EXERCISE: Retype the whole listing verbatim and keep the pictures out of it.

[start DATA SEGMENT]

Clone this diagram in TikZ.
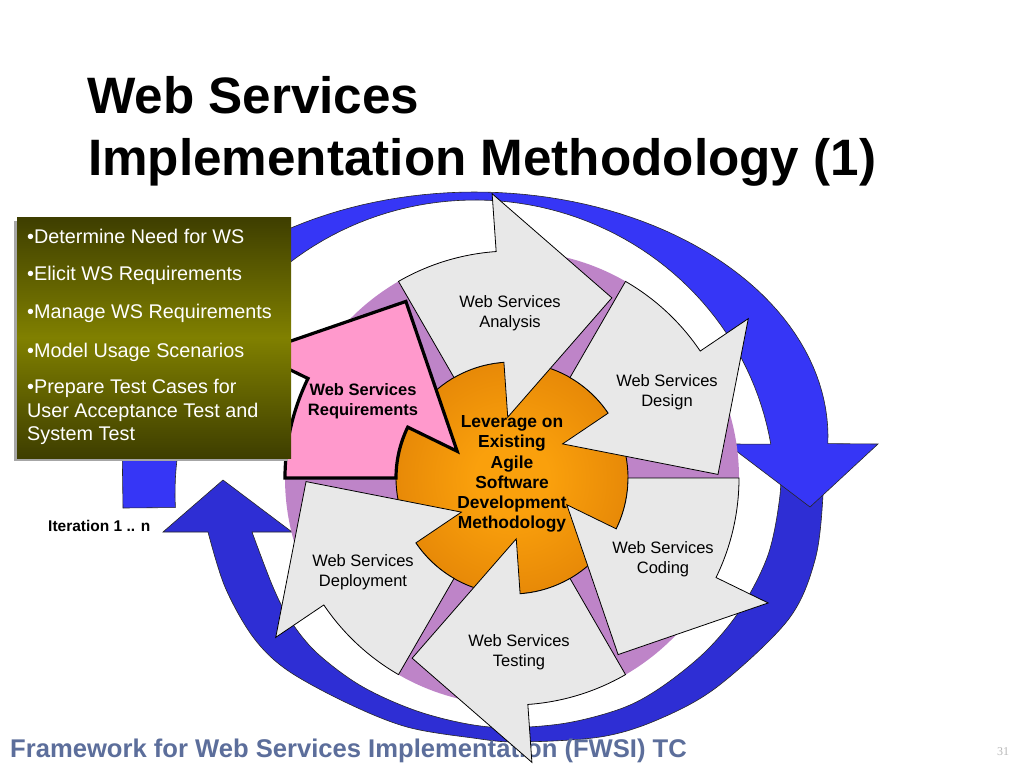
\documentclass[tikz,border=0pt]{standalone}
\usepackage{fontspec}
\setmainfont{Liberation Sans}
\newfontfamily\numfont{Liberation Serif}
\definecolor{bladegrey}{RGB}{232,232,232}
\definecolor{pinkfill}{RGB}{255,153,204}
\definecolor{purp}{RGB}{190,132,200}
\definecolor{blueA}{RGB}{54,54,246}
\definecolor{blueB}{RGB}{46,46,212}
\definecolor{gearin}{RGB}{250,160,12}
\definecolor{gearout}{RGB}{204,104,0}
\definecolor{olivedark}{RGB}{62,62,0}
\definecolor{olivemid}{RGB}{128,128,0}
\definecolor{footblue}{RGB}{92,110,155}
\pgfdeclareradialshading{gearshade}{\pgfpoint{0bp}{0bp}}{color(0bp)=(gearin); color(8bp)=(gearin); color(50bp)=(gearout)}
\newcommand\setfs[2]{\fontsize{#1}{#2}\selectfont}
\begin{document}
\begin{tikzpicture}[x=1pt,y=-1pt,
  blade/.style={fill=bladegrey, draw=black, line width=0.8pt, line join=miter},
  reqblade/.style={fill=pinkfill, draw=black, line width=3.2pt, line join=miter},
  bluearrow/.style={draw=black!85, line width=0.6pt, line join=miter},
  bladelabel/.style={align=center, inner sep=0pt, font=\setfs{16.5}{20.5}},
  boxtext/.style={anchor=base west, inner sep=0pt, text=white, font=\setfs{19.8}{23.5}},
  titletext/.style={anchor=base west, inner sep=0pt, font=\bfseries\setfs{51.2}{60}}]
\useasboundingbox (0,0) rectangle (1024,768);
\fill[white] (0,0) rectangle (1024,768);
\coordinate (C) at (512,478);

% title
\node[titletext] (title1) at (87,113) {Web Services};
\node[titletext] (title2) at (88,175) {Implementation Methodology (1)};

% second blue arrow (bottom, pointing up on the left)
\draw[bluearrow, fill=blueB]
  plot[smooth, tension=0.55] coordinates {(822,452) (823,495) (815,560) (788,620) (717,687) (657,720) (600,737) (518,742) (473,738) (407,727) (347,703) (287,670) (253,637) (225,587) (208,532)}
  -- (163,532) -- (223,480) -- (292,532)
  -- plot[smooth, tension=0.55] coordinates {(252,532) (273,587) (290,620) (317,653) (363,687) (423,713) (490,727) (560,724) (620,709) (660,688) (705,652) (740,610) (768,555) (780,495) (780,452)}
  -- cycle;

% first blue arrow (top, pointing down on the right)
\draw[bluearrow, fill=blueA]
  (123,508) -- (122,437)
  -- plot[variable=\t, domain=0:1, samples=90] ({475+353*cos(180+181.64*\t)},{437+245*sin(180+181.64*\t)})
  -- (878,444) -- (810,507) -- (727,444)
  -- plot[variable=\t, domain=0:1, samples=90] ({475+300*cos(350.4-173.33*\t)},{493+293*sin(350.4-173.33*\t)})
  -- cycle;

% footer
\node[anchor=base west, inner sep=0pt, text=footblue, font=\bfseries\setfs{25.6}{30}] (footer) at (10,757) {Framework for Web Services Implementation (FWSI) TC};
\node[inner sep=0pt, text=black!28, font=\numfont\setfs{12}{14}] (pnum) at (1003,752) {31};

% purple disc
\fill[purp] (C) circle[radius=227];

% gear
\shade[shading=gearshade] (C) circle[radius=116];
\draw[black, line width=0.9pt] (C) circle[radius=116];

% blades
\foreach \T in {-30,30,90,150,210}{
  \draw[blade] ({512+227*sin(\T)},{478-227*cos(\T)}) arc[start angle={\T-90}, end angle={\T-64}, radius=227]
   -- ({512+285*sin(\T+26)},{478-285*cos(\T+26)})
   -- ({512+206*sin(\T+59)},{478-206*cos(\T+59)})
   -- ({512+61*sin(\T+26)},{478-61*cos(\T+26)})
   -- ({512+116*sin(\T+26)},{478-116*cos(\T+26)})
   arc[start angle={\T-64}, end angle={\T-90}, radius=116] -- cycle;
}
\foreach \T in {-90}{
  \draw[reqblade] ({512+227*sin(\T)},{478-227*cos(\T)}) arc[start angle={\T-90}, end angle={\T-64}, radius=227]
   -- ({512+285*sin(\T+26)},{478-285*cos(\T+26)})
   -- ({512+206*sin(\T+59)},{478-206*cos(\T+59)})
   -- ({512+61*sin(\T+26)},{478-61*cos(\T+26)})
   -- ({512+116*sin(\T+26)},{478-116*cos(\T+26)})
   arc[start angle={\T-64}, end angle={\T-90}, radius=116] -- cycle;
}

% blade labels
\node[bladelabel] (analysis) at (510,313) {Web Services\\Analysis};
\node[bladelabel] (design) at (667,392) {Web Services\\Design};
\node[bladelabel] (coding) at (663,559) {Web Services\\Coding};
\node[bladelabel] (testing) at (519,652) {Web Services\\Testing};
\node[bladelabel] (deploy) at (363,572) {Web Services\\Deployment};
\node[bladelabel, font=\bfseries\setfs{16.5}{20.5}] (requirements) at (363,401) {Web Services\\Requirements};

% gear text
\node[align=center, inner sep=0pt, font=\bfseries\setfs{17.4}{20.2}] (gear) at (512,474) {Leverage on\\Existing\\Agile\\Software\\Development\\Methodology};

% requirement box
\fill[black!35] (14,221) rectangle (288,461);
\shade[top color=olivedark, bottom color=olivedark, middle color=olivemid] (17,217) rectangle (291,458);
\node[boxtext] (b1) at (27,243) {•Determine Need for WS};
\node[boxtext] (b2) at (27,280) {•Elicit WS Requirements};
\node[boxtext] (b3) at (27,318) {•Manage WS Requirements};
\node[boxtext] (b4) at (27,357) {•Model Usage Scenarios};
\node[boxtext] (b5) at (27,393) {•Prepare Test Cases for};
\node[boxtext] (b6) at (27,417) {User Acceptance Test and};
\node[boxtext] (b7) at (27,440) {System Test};

% iteration label
\node[anchor=base west, inner sep=0pt, font=\bfseries\setfs{15.5}{18}] (iter) at (48,531) {Iteration 1 .. n};
\end{tikzpicture}
\end{document}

[end DATA SEGMENT]

RESPONSE TO THE EXERCISE:
Clone this diagram in TikZ.
\documentclass[tikz,border=0pt]{standalone}
\usepackage{fontspec}
\setmainfont{Liberation Sans}
\newfontfamily\numfont{Liberation Serif}
\definecolor{bladegrey}{RGB}{232,232,232}
\definecolor{pinkfill}{RGB}{255,153,204}
\definecolor{purp}{RGB}{190,132,200}
\definecolor{blueA}{RGB}{54,54,246}
\definecolor{blueB}{RGB}{46,46,212}
\definecolor{gearin}{RGB}{250,160,12}
\definecolor{gearout}{RGB}{204,104,0}
\definecolor{olivedark}{RGB}{62,62,0}
\definecolor{olivemid}{RGB}{128,128,0}
\definecolor{footblue}{RGB}{92,110,155}
\pgfdeclareradialshading{gearshade}{\pgfpoint{0bp}{0bp}}{color(0bp)=(gearin); color(8bp)=(gearin); color(50bp)=(gearout)}
\newcommand\setfs[2]{\fontsize{#1}{#2}\selectfont}
\begin{document}
\begin{tikzpicture}[x=1pt,y=-1pt,
  blade/.style={fill=bladegrey, draw=black, line width=0.8pt, line join=miter},
  reqblade/.style={fill=pinkfill, draw=black, line width=3.2pt, line join=miter},
  bluearrow/.style={draw=black!85, line width=0.6pt, line join=miter},
  bladelabel/.style={align=center, inner sep=0pt, font=\setfs{16.5}{20.5}},
  boxtext/.style={anchor=base west, inner sep=0pt, text=white, font=\setfs{19.8}{23.5}},
  titletext/.style={anchor=base west, inner sep=0pt, font=\bfseries\setfs{51.2}{60}}]
\useasboundingbox (0,0) rectangle (1024,768);
\fill[white] (0,0) rectangle (1024,768);
\coordinate (C) at (512,478);

% title
\node[titletext] (title1) at (87,113) {Web Services};
\node[titletext] (title2) at (88,175) {Implementation Methodology (1)};

% second blue arrow (bottom, pointing up on the left)
\draw[bluearrow, fill=blueB]
  plot[smooth, tension=0.55] coordinates {(822,452) (823,495) (815,560) (788,620) (717,687) (657,720) (600,737) (518,742) (473,738) (407,727) (347,703) (287,670) (253,637) (225,587) (208,532)}
  -- (163,532) -- (223,480) -- (292,532)
  -- plot[smooth, tension=0.55] coordinates {(252,532) (273,587) (290,620) (317,653) (363,687) (423,713) (490,727) (560,724) (620,709) (660,688) (705,652) (740,610) (768,555) (780,495) (780,452)}
  -- cycle;

% first blue arrow (top, pointing down on the right)
\draw[bluearrow, fill=blueA]
  (123,508) -- (122,437)
  -- plot[variable=\t, domain=0:1, samples=90] ({475+353*cos(180+181.64*\t)},{437+245*sin(180+181.64*\t)})
  -- (878,444) -- (810,507) -- (727,444)
  -- plot[variable=\t, domain=0:1, samples=90] ({475+300*cos(350.4-173.33*\t)},{493+293*sin(350.4-173.33*\t)})
  -- cycle;

% footer
\node[anchor=base west, inner sep=0pt, text=footblue, font=\bfseries\setfs{25.6}{30}] (footer) at (10,757) {Framework for Web Services Implementation (FWSI) TC};
\node[inner sep=0pt, text=black!28, font=\numfont\setfs{12}{14}] (pnum) at (1003,752) {31};

% purple disc
\fill[purp] (C) circle[radius=227];

% gear
\shade[shading=gearshade] (C) circle[radius=116];
\draw[black, line width=0.9pt] (C) circle[radius=116];

% blades
\foreach \T in {-30,30,90,150,210}{
  \draw[blade] ({512+227*sin(\T)},{478-227*cos(\T)}) arc[start angle={\T-90}, end angle={\T-64}, radius=227]
   -- ({512+285*sin(\T+26)},{478-285*cos(\T+26)})
   -- ({512+206*sin(\T+59)},{478-206*cos(\T+59)})
   -- ({512+61*sin(\T+26)},{478-61*cos(\T+26)})
   -- ({512+116*sin(\T+26)},{478-116*cos(\T+26)})
   arc[start angle={\T-64}, end angle={\T-90}, radius=116] -- cycle;
}
\foreach \T in {-90}{
  \draw[reqblade] ({512+227*sin(\T)},{478-227*cos(\T)}) arc[start angle={\T-90}, end angle={\T-64}, radius=227]
   -- ({512+285*sin(\T+26)},{478-285*cos(\T+26)})
   -- ({512+206*sin(\T+59)},{478-206*cos(\T+59)})
   -- ({512+61*sin(\T+26)},{478-61*cos(\T+26)})
   -- ({512+116*sin(\T+26)},{478-116*cos(\T+26)})
   arc[start angle={\T-64}, end angle={\T-90}, radius=116] -- cycle;
}

% blade labels
\node[bladelabel] (analysis) at (510,313) {Web Services\\Analysis};
\node[bladelabel] (design) at (667,392) {Web Services\\Design};
\node[bladelabel] (coding) at (663,559) {Web Services\\Coding};
\node[bladelabel] (testing) at (519,652) {Web Services\\Testing};
\node[bladelabel] (deploy) at (363,572) {Web Services\\Deployment};
\node[bladelabel, font=\bfseries\setfs{16.5}{20.5}] (requirements) at (363,401) {Web Services\\Requirements};

% gear text
\node[align=center, inner sep=0pt, font=\bfseries\setfs{17.4}{20.2}] (gear) at (512,474) {Leverage on\\Existing\\Agile\\Software\\Development\\Methodology};

% requirement box
\fill[black!35] (14,221) rectangle (288,461);
\shade[top color=olivedark, bottom color=olivedark, middle color=olivemid] (17,217) rectangle (291,458);
\node[boxtext] (b1) at (27,243) {•Determine Need for WS};
\node[boxtext] (b2) at (27,280) {•Elicit WS Requirements};
\node[boxtext] (b3) at (27,318) {•Manage WS Requirements};
\node[boxtext] (b4) at (27,357) {•Model Usage Scenarios};
\node[boxtext] (b5) at (27,393) {•Prepare Test Cases for};
\node[boxtext] (b6) at (27,417) {User Acceptance Test and};
\node[boxtext] (b7) at (27,440) {System Test};

% iteration label
\node[anchor=base west, inner sep=0pt, font=\bfseries\setfs{15.5}{18}] (iter) at (48,531) {Iteration 1 .. n};
\end{tikzpicture}
\end{document}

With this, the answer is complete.